Raspberry Pi said FY2025 adjusted EBITDA is expected to be at least $45m (ahead of consensus), with unit shipments of 4.0m in H2 and 7.6m for the full year and net cash of $28m after paying down $22m of supplier payables. Management flagged rapidly rising LPDDR4 DRAM costs and high-density supply limits as vendors divert capacity to AI data centres, and noted mitigation options including qualifying suppliers, reduced-memory variants and potential price increases. Shares fell 7.45% to 268.4p; the company will report full FY2025 results on 31 March 2026.

Analysis

Market structure: AI-driven reallocation of DRAM/LPDDR4 capacity is a clear win for memory suppliers and semicap vendors (pricing power, higher gross margins) and a headwind for low-margin embedded-device OEMs like Raspberry Pi.

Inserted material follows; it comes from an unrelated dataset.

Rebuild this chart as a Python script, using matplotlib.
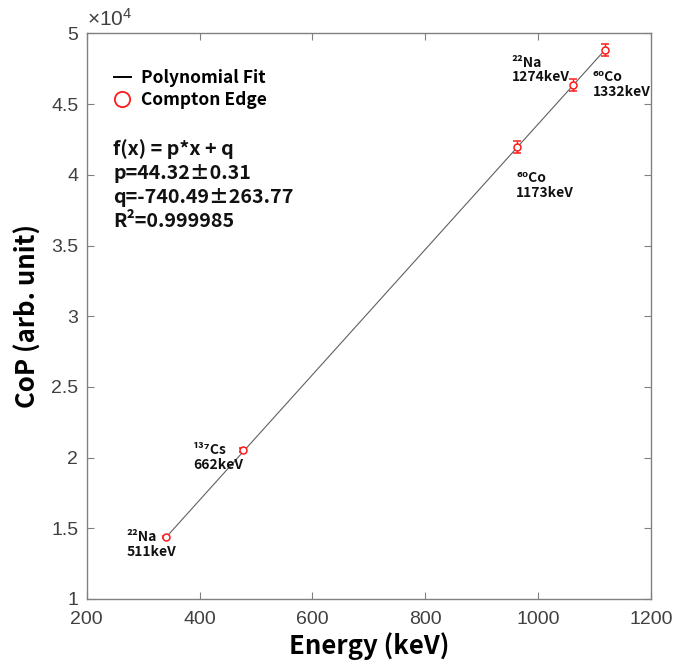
import matplotlib
matplotlib.use("Agg")
import matplotlib.pyplot as plt
from matplotlib.lines import Line2D
from matplotlib.ticker import FuncFormatter
import numpy as np

# 데이터
energy = [340.7, 477.3, 963.4, 1061.7, 1118.1]          # Compton edge (keV)
cop = [14370, 20520, 41960, 46360, 48830]               # CoP (arb. unit)
cop_err = [90, 130, 400, 400, 420]
sources = ["²²Na\n511keV", "¹³⁷Cs\n662keV", "⁶⁰Co\n1173keV",
           "²²Na\n1274keV", "⁶⁰Co\n1332keV"]
fit_p = 44.32
fit_q = -740.49
fit_lines = ["f(x) = p*x + q", "p=44.32±0.31", "q=-740.49±263.77", "R²=0.999985"]
xticks = [200, 400, 600, 800, 1000, 1200]
yticks = [10000, 15000, 20000, 25000, 30000, 35000, 40000, 45000, 50000]

# 라벨 위치 (레이아웃)
label_xy = [(271, 13850), (388, 20000), (961, 39240), (953, 47420), (1097, 46400)]

plt.rcParams["font.family"] = ["Liberation Sans", "DejaVu Sans"]
plt.rcParams["mathtext.fontset"] = "custom"
plt.rcParams["mathtext.rm"] = "Liberation Sans"
plt.rcParams["mathtext.default"] = "rm"

kfont = ["Noto Sans CJK KR", "DejaVu Sans"]
red = "#ff1a1a"
axcol = "#808080"
tcol = "#404040"

fig = plt.figure(figsize=(6.88, 6.65), dpi=100)
ax = fig.add_axes([0.126, 0.0993, 0.820, 0.8504])

xs = np.array([energy[0], energy[-1]])
ax.plot(xs, fit_p * xs + fit_q, color="#606060", lw=0.8, zorder=2)
ax.errorbar(energy, cop, yerr=cop_err, fmt="o", mfc="white", mec=red, ecolor=red,
            ms=5, mew=1.1, elinewidth=1.0, capsize=3, capthick=1.0, zorder=3)

for (tx, ty), s in zip(label_xy, sources):
    ax.text(tx, ty, s, family=kfont, fontweight="bold", fontsize=10,
            ha="left", va="center", linespacing=1.05, color="#111111")

# 범례
handles = [Line2D([], [], color="black", lw=1.4),
           Line2D([], [], ls="none", marker="o", mfc="white", mec=red, ms=11, mew=1.3)]
ax.legend(handles, ["Polynomial Fit", "Compton Edge"], loc="upper left",
          bbox_to_anchor=(0.02, 0.964), frameon=False, handlelength=1.0,
          handletextpad=0.6, labelspacing=0.2,
          prop={"family": kfont, "weight": "bold", "size": 12.5})

# 식
for i, s in enumerate(fit_lines):
    ax.text(0.047, 0.795 - i * 0.0428, s, transform=ax.transAxes, family=kfont,
            fontweight="bold", fontsize=14.2, ha="left", va="center", color="#111111")

ax.set_xlim(200, 1200)
ax.set_ylim(10000, 50000)
ax.set_xticks(xticks)
ax.set_yticks(yticks)
ax.yaxis.set_major_formatter(FuncFormatter(lambda v, pos: "%g" % (v / 1e4)))
ax.text(0.0, 1.006, r"$\times10^{4}$", transform=ax.transAxes, fontsize=15,
        color=tcol, ha="left", va="bottom")

ax.tick_params(direction="in", top=True, right=True, length=5, width=0.8,
               color=axcol, labelsize=14, labelcolor=tcol)
ax.tick_params(axis="x", pad=9)
ax.tick_params(axis="y", pad=6)
for sp in ax.spines.values():
    sp.set_color(axcol)
    sp.set_linewidth(1.0)

ax.set_xlabel("Energy (keV)", family=kfont, fontweight="bold", fontsize=18.5, labelpad=3)
ax.set_ylabel("CoP (arb. unit)", family=kfont, fontweight="bold", fontsize=18.5, labelpad=7)

fig.savefig("out.png", dpi=100)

Raspberry Pi's FY2025 metrics (7.6m units, adj. EBITDA ≥ $45m, $28m net cash) limit immediate distress, but rising LPDDR4 costs and high-density constraints mean unit economics will be tested if cost increases exceed ~5–10% and cannot be passed to customers. Risk assessment: Near-term (days–weeks) the stock reaction is sentiment-driven; short-term (1–3 months) inventory buffers will be consumed and margin pressure could show in FY2025 results on 31-Mar-2026; long-term (6–18 months) capacity reallocation to AI could keep LPDDR4 tight or trigger capping expansion and then cyclic oversupply. Tail risks include prolonged DRAM price spikes (>>20% QoQ), export-control disruptions (US/China), or single-supplier failures; hidden dependency: Raspberry Pi’s 70% OEM concentration creates counterparty pricing risk if OEMs refuse price pass-through. Trade implications: Favor long positions in memory and semiconductor-equipment names (e.g., MU, ASML) for 6–12 month horizon to capture margin-led upside, while selectively hedging small-cap embedded hardware exposure (RPI). Use pair trades (long MU, short RPI) to express this bifurcation and implement options (3-month MU calls; RPI put spreads or UK small-tech hedges) to manage timing risk ahead of March results. Entry window: 0–8 weeks; rebalance on DRAM price indices or 31-Mar earnings. Contrarian angles: The market may be overstating structural damage to Raspberry Pi — net cash, OEM relationships, and inventory buffers reduce bankruptcy risk; a >15% further price drop would likely be an overreaction and buying opportunity. Historical DRAM cycles show sharp upswings then capex-led oversupply in 12–18 months, so size memory longs with disciplined stops (15% trailing) and avoid one-way bets that ignore reversion risk.